The key findings in the study:
Nearly one-third (31.4 percent) of U.S. homeowners with mortgages – or 15.7 million – were underwater on their mortgage.
A slower pace of foreclosures after the robo-signing issues of 2010 contributed to slower progress in working down negative equity. Foreclosures cause homes to come out of negative equity when a bank or third party takes ownership.
Nine in 10 homeowners continue to make their mortgage and home loan payments on time, with just 10.1 percent of underwater homeowners more than 90 days delinquent.
Nearly 40 percent of underwater homeowners, or 12.4 percent of all homeowners with a mortgage, owe between 1 and 20 percent more than their home is worth.
An additional 21 percent of underwater homeowners, or 6.6 percent of all homeowners with a mortgage, owe between 21 and 40 percent more than their home is worth.
About 2.4 million, or 4.7 percent of all homeowners with mortgages owe more than double what their home is worth.

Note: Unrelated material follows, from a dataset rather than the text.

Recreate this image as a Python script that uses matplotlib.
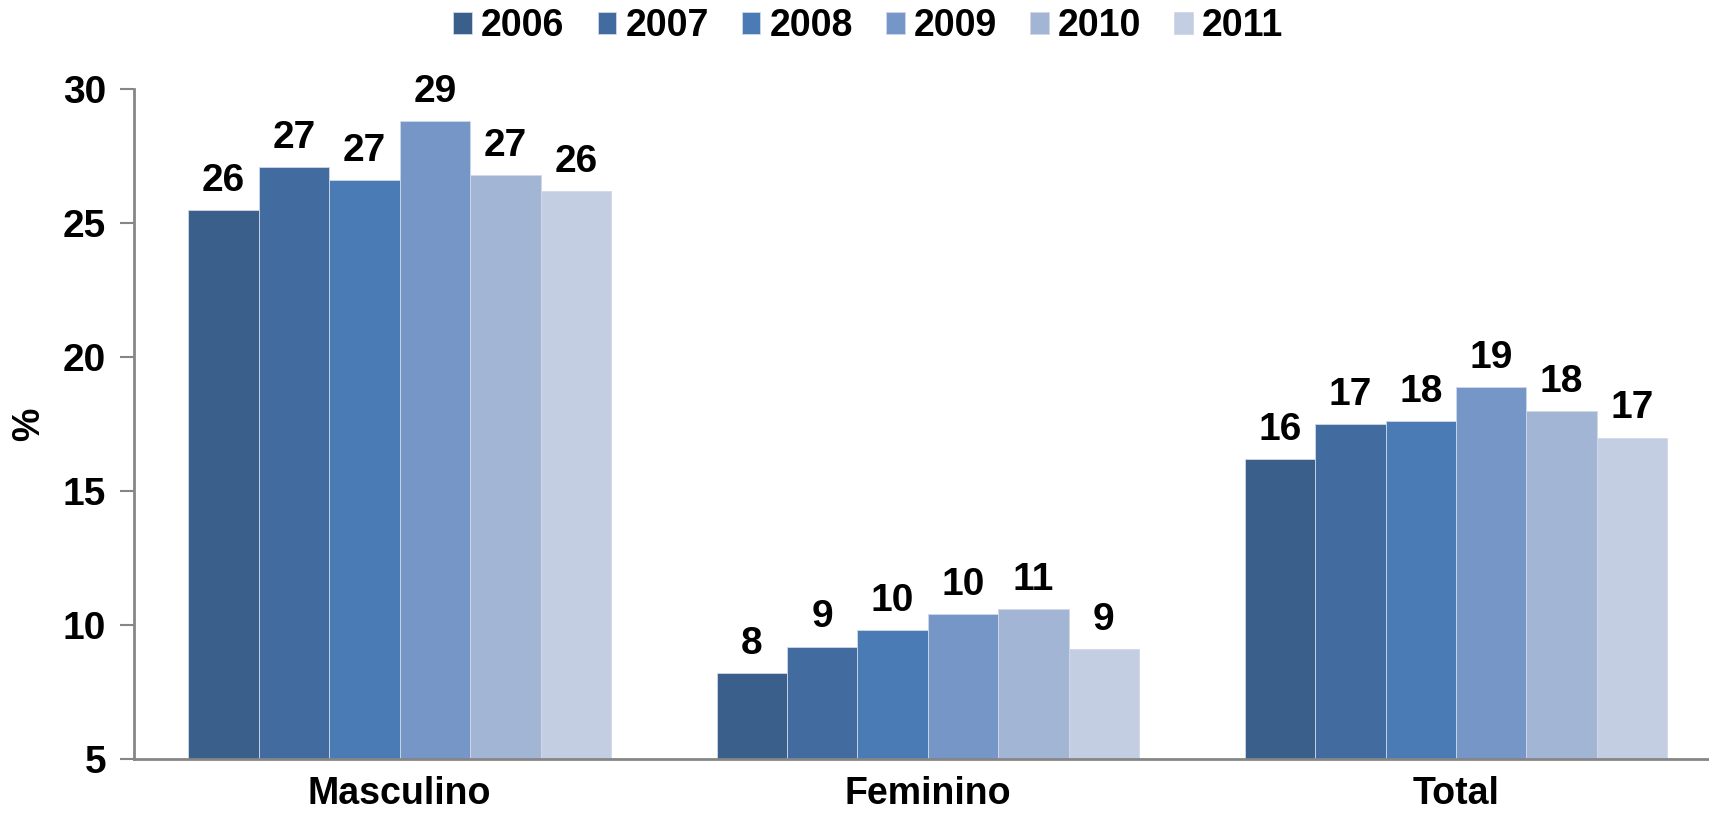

How can negative equity impact the housing market? In the report, Zillow Chief Economist Stan Humphries explains:
“Not only does negative equity tie many to their homes, by making homeowners unable to move when they may want to, but if economic growth slows and unemployment rises, more homeowners will be unable to make timely mortgage payments, increasing delinquency rates and eventually foreclosures.”